From the listing below, pull out every line where the string "script" appears.

§ Listed entries
============================================================
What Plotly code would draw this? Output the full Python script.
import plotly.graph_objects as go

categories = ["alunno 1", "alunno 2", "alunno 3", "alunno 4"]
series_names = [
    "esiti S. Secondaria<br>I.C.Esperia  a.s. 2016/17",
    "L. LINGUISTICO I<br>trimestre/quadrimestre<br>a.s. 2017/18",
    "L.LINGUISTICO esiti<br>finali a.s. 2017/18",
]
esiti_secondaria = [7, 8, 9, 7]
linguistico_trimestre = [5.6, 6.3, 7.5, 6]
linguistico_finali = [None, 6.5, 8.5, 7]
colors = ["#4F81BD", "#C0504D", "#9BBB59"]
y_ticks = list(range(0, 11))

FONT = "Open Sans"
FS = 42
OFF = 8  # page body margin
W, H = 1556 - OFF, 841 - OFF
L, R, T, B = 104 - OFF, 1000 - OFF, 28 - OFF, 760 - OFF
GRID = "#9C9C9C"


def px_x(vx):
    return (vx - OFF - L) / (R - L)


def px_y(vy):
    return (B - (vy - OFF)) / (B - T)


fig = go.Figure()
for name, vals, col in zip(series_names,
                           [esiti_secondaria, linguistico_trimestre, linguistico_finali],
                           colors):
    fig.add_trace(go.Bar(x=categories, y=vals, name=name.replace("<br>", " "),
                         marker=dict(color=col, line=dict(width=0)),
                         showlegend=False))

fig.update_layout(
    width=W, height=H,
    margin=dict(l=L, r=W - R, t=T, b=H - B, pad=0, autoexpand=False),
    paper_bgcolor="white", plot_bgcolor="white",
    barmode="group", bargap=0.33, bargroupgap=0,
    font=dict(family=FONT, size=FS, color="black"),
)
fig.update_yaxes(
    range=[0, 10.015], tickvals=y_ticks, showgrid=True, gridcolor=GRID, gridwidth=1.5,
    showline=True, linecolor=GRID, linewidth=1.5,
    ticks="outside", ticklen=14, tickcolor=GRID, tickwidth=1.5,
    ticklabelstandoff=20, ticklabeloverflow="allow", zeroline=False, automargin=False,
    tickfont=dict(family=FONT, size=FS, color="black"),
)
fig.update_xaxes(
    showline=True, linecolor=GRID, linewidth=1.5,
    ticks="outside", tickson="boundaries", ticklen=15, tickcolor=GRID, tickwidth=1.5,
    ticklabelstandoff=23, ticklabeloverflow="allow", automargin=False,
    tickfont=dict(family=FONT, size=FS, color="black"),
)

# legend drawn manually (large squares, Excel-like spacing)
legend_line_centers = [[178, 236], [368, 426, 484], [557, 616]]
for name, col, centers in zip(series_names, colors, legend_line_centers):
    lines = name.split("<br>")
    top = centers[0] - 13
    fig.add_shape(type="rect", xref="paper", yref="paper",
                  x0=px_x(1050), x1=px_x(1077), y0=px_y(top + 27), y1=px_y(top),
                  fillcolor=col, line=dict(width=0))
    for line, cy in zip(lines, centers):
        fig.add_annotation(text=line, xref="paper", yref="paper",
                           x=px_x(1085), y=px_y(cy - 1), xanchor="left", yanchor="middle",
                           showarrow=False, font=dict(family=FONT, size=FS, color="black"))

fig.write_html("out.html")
============================================================
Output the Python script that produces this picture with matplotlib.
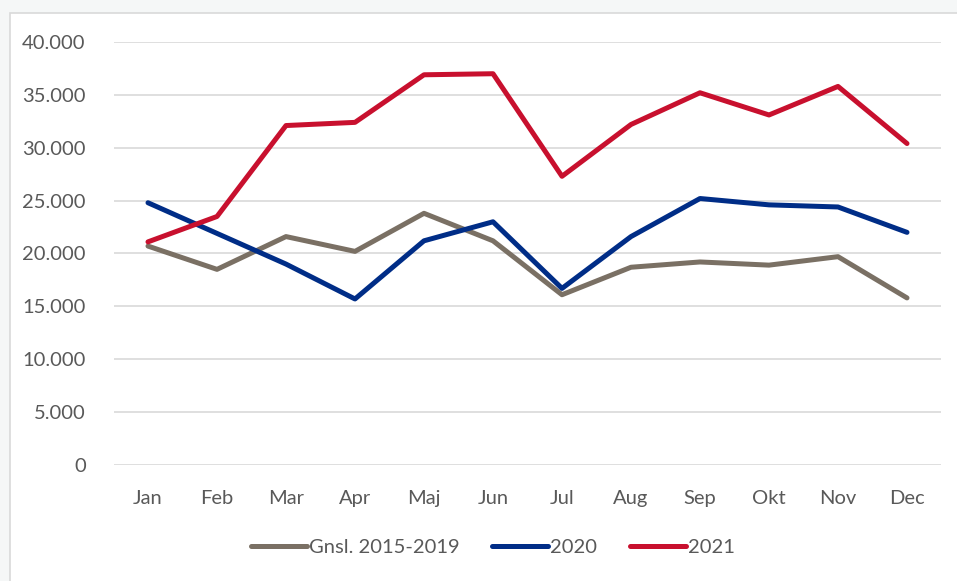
============================================================
§ Reply to the exercise
What Plotly code would draw this? Output the full Python script.
Output the Python script that produces this picture with matplotlib.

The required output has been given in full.